SaMD Software bug and issue tracking.

Icculus

Starting to get Involved
Hello - we're having some issues with an overly burdensome issue tracking system. We use an issue tracking system outputs many issues per week, including user errors and actual bugs. However, in the case of actual bugs in the software, regardless of how minor or major, I assume everything would need to be placed in the known anomalies list.

The problem is that this is overly burdensome to constantly be adding to the anomaly list, evaluating each item for risk etc., and then creating backlog items.

Are there any other approaches that people are using to handle bugs or errors discovered using software defect tracking tools?
 

yodon

Leader
Super Moderator
My initial reaction is that it sounds like your software development process needs to be improved! What do you (not) do for unit-level verification, integration testing, and software system testing that lets these bugs slip through? Where, at the earliest points in the process, can you eliminate some of these? Use the data you have to improve your software process and eliminate bugs before they are released! (And don't put the burden solely on the release test team! I expect that they are restricted to scripted testing?)

If it's a bug, it needs to be evaluated for risk so you can't brush that off.

If you're getting "user errors," don't brush those off, either. That may well be an indication of a poorly designed UI.

Why is adding to the anomaly list so burdensome? That should readily be generated by the tool you're using.
 

Icculus

Starting to get Involved
My initial reaction is that it sounds like your software development process needs to be improved! What do you (not) do for unit-level verification, integration testing, and software system testing that lets these bugs slip through? Where, at the earliest points in the process, can you eliminate some of these? Use the data you have to improve your software process and eliminate bugs before they are released! (And don't put the burden solely on the release test team! I expect that they are restricted to scripted testing?)

If it's a bug, it needs to be evaluated for risk so you can't brush that off.

If you're getting "user errors," don't brush those off, either. That may well be an indication of a poorly designed UI.

Why is adding to the anomaly list so burdensome? That should readily be generated by the tool you're using.
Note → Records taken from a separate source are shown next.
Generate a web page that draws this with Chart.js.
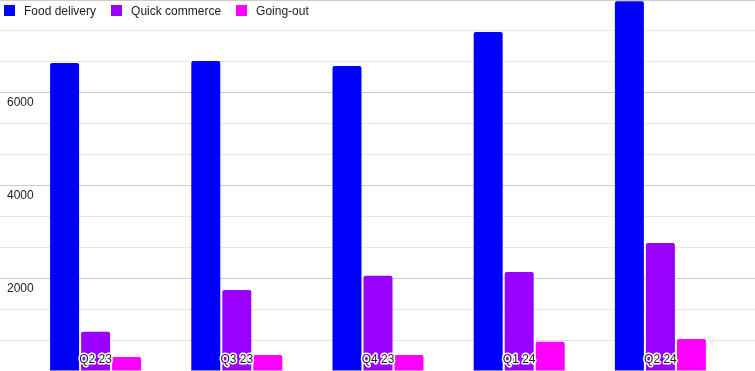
<!DOCTYPE html>
<html>
<head>
<meta charset="utf-8">
<script src="https://cdn.jsdelivr.net/npm/chart.js@4"></script>
<style>
    body { margin: 0; background: #fff; }
    #wrap { position: relative; width: 755px; height: 371px; }
    #legend { position: absolute; left: 4px; top: 5px; display: flex; font: 12px "Liberation Sans", Arial, sans-serif; color: #222; }
    .item { display: flex; align-items: center; margin-right: 15px; height: 11px; }
    .box { width: 11px; height: 11px; margin-right: 9px; }
</style>
</head>
<body>
<div id="wrap">
    <canvas id="chart"></canvas>
    <div id="legend"></div>
</div>
<script>
// Data
const quarters = ['Q2 23', 'Q3 23', 'Q4 23', 'Q1 24', 'Q2 24'];
const foodDelivery = [6640, 6685, 6575, 7310, 7975];
const quickCommerce = [845, 1745, 2055, 2135, 2760];
const goingOut = [300, 345, 345, 630, 690];
const yMax = 8000;
const yStep = 2000 / 3;

Chart.defaults.font.family = '"Liberation Sans", Arial, sans-serif';
Chart.defaults.font.size = 12;
Chart.defaults.color = '#222';

function isMajor(v) {
    return Math.abs(v / 2000 - Math.round(v / 2000)) < 1e-6;
}

const gridColor = ctx => isMajor(ctx.tick.value) ? '#cccccc' : '#e6e6e6';

// round joins so the white halo round the x labels has no spikes
const roundJoins = {
    id: 'roundJoins',
    beforeDraw(chart) {
        chart.ctx.lineJoin = 'round';
    }
};

const ctx = document.getElementById('chart').getContext('2d');
const chart = new Chart(ctx, {
    type: 'bar',
    data: {
        labels: quarters,
        datasets: [
            { label: 'Food delivery', data: foodDelivery, backgroundColor: '#0000ff' },
            { label: 'Quick commerce', data: quickCommerce, backgroundColor: '#9900ff' },
            { label: 'Going-out', data: goingOut, backgroundColor: '#ff00ff' }
        ]
    },
    options: {
        responsive: true,
        maintainAspectRatio: false,
        animation: false,
        categoryPercentage: 0.659,
        barPercentage: 0.935,
        borderRadius: 2,
        plugins: {
            legend: { display: false },
            tooltip: { enabled: false }
        },
        scales: {
            x: {
                grid: { display: false },
                border: { display: false },
                ticks: {
                    mirror: true,
                    padding: 4,
                    autoSkip: false,
                    maxRotation: 0,
                    textStrokeColor: '#fff',
                    textStrokeWidth: 3,
                    z: 1
                },
                afterFit: scale => { scale.height = 0; }
            },
            y: {
                min: 0,
                max: yMax,
                border: { display: false },
                grid: { color: gridColor, tickColor: gridColor, tickLength: 43 },
                ticks: {
                    stepSize: yStep,
                    maxTicksLimit: 20,
                    autoSkip: false,
                    mirror: true,
                    padding: -18,
                    labelOffset: 10,
                    callback: v => (isMajor(v) && v > 1 && v < yMax - 1) ? String(Math.round(v)) : ''
                },
                afterFit: scale => { scale.width = 25; }
            },
            y2: {
                position: 'right',
                min: 0,
                max: yMax,
                border: { display: false },
                grid: { color: gridColor, tickColor: gridColor, drawOnChartArea: false, tickLength: 24 },
                ticks: { stepSize: yStep, maxTicksLimit: 20, autoSkip: false, display: false },
                afterFit: scale => { scale.width = 24; }
            }
        }
    },
    plugins: [roundJoins]
});

// HTML legend built from the chart's datasets
const legendEl = document.getElementById('legend');
chart.options.plugins.legend.labels.generateLabels(chart).forEach(item => {
    const el = document.createElement('div');
    el.className = 'item';
    el.innerHTML = `<span class="box" style="background:${item.fillStyle}"></span><span>${item.text}</span>`;
    legendEl.appendChild(el);
});
</script>
</body>
</html>
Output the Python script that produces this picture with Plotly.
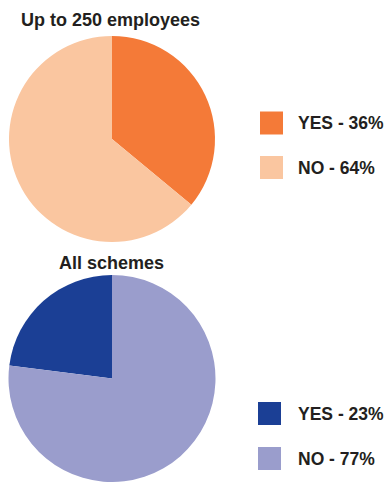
import plotly.graph_objects as go

W, H = 391, 482

# Data
labels = ["YES", "NO"]
top_title = "Up to 250 employees"
top_values = [36, 64]
bottom_title = "All schemes"
bottom_values = [23, 77]

top_colors = ["#F47A38", "#FAC6A0"]
bottom_colors = ["#1B3F95", "#9A9DCC"]
text_color = "#231F20"
font_family = "Liberation Sans, Arial, Helvetica, sans-serif"


def px_x(x):
    return x / W


def px_y(y):
    return 1 - y / H


fig = go.Figure()

fig.add_trace(go.Pie(
    labels=labels, values=top_values, sort=False, direction="clockwise",
    rotation=0, marker=dict(colors=top_colors, line=dict(width=0)),
    textinfo="none", showlegend=False, hole=0,
    domain=dict(x=[px_x(8), px_x(216)], y=[px_y(242), px_y(36)]),
))
# bottom pie: YES slice ends at 12 o'clock (drawn counter-clockwise from the top)
yes_angle = bottom_values[0] / sum(bottom_values) * 360
fig.add_trace(go.Pie(
    labels=labels, values=bottom_values, sort=False, direction="clockwise",
    rotation=-yes_angle, marker=dict(colors=bottom_colors, line=dict(width=0)),
    textinfo="none", showlegend=False, hole=0,
    domain=dict(x=[px_x(8), px_x(216)], y=[0, px_y(275)]),
))

annotations = []
shapes = []

# Titles
annotations.append(dict(text=f"<b>{top_title}</b>", x=px_x(110), y=px_y(20),
                        xref="paper", yref="paper", xanchor="center", yanchor="middle",
                        showarrow=False, font=dict(size=18, color=text_color, family=font_family)))
annotations.append(dict(text=f"<b>{bottom_title}</b>", x=px_x(111), y=px_y(263),
                        xref="paper", yref="paper", xanchor="center", yanchor="middle",
                        showarrow=False, font=dict(size=18, color=text_color, family=font_family)))

# Custom legends
legend_rows = [
    (top_values, top_colors, [123, 167.5], 260),
    (bottom_values, bottom_colors, [413.5, 458.5], 258),
]
for values, colors, ys, sx in legend_rows:
    for lab, val, col, yc in zip(labels, values, colors, ys):
        shapes.append(dict(type="rect", xref="paper", yref="paper",
                           x0=px_x(sx), x1=px_x(sx + 23), y0=px_y(yc + 11.5), y1=px_y(yc - 11.5),
                           fillcolor=col, line=dict(width=0)))
        annotations.append(dict(text=f"<b>{lab} - {val}%</b>", x=px_x(296), y=px_y(yc),
                                xref="paper", yref="paper", xanchor="left", yanchor="middle",
                                showarrow=False,
                                font=dict(size=17.5, color=text_color, family=font_family)))

fig.update_layout(
    width=W, height=H,
    margin=dict(l=0, r=0, t=0, b=0),
    paper_bgcolor="white", plot_bgcolor="white",
    annotations=annotations, shapes=shapes,
)

fig.write_html("out.html")
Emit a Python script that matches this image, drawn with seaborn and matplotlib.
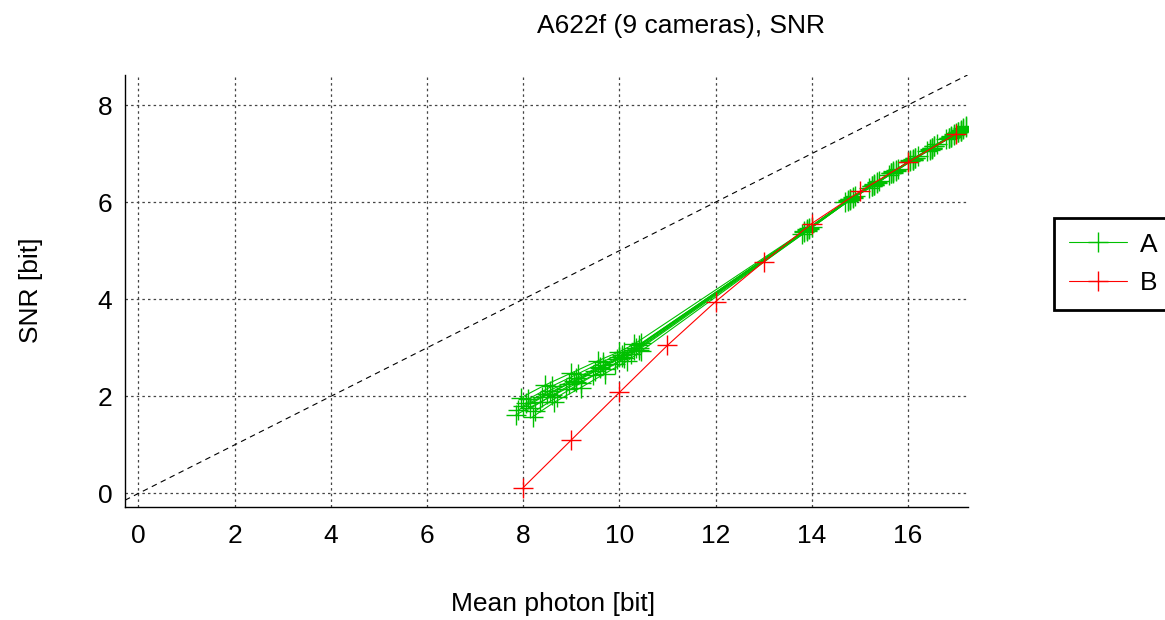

I'm not on the development side of things, but we use an error detection tool called Sentry, and those "sentries" are reported on a fairly regular basis (multiple times per week). These need to be analyzed individually to determine whether a user-error occurred (e.g. if the user attempts to input an unacceptable format, like an email address), or whether there's an actual bug in the software. This produces multiple bugs per week, which is becoming burdensome for the product team.

We currently don't have an automated processes that does this.

From your perspective, does every detected bug from a development tool such as "Sentry" need to go into the anomaly list? Or can there be some kind of criteria to determine what does/doesn't need to be included?
 

yodon

Leader
Super Moderator
Generally speaking and given the limited insight you've provided, I'd say no. If you have repeated findings for the same issue, just abstract the issue for the anomaly list. Might be helpful to maintain linkage for everything - especially for those that you consider duplicates (link back to the 'original' issue).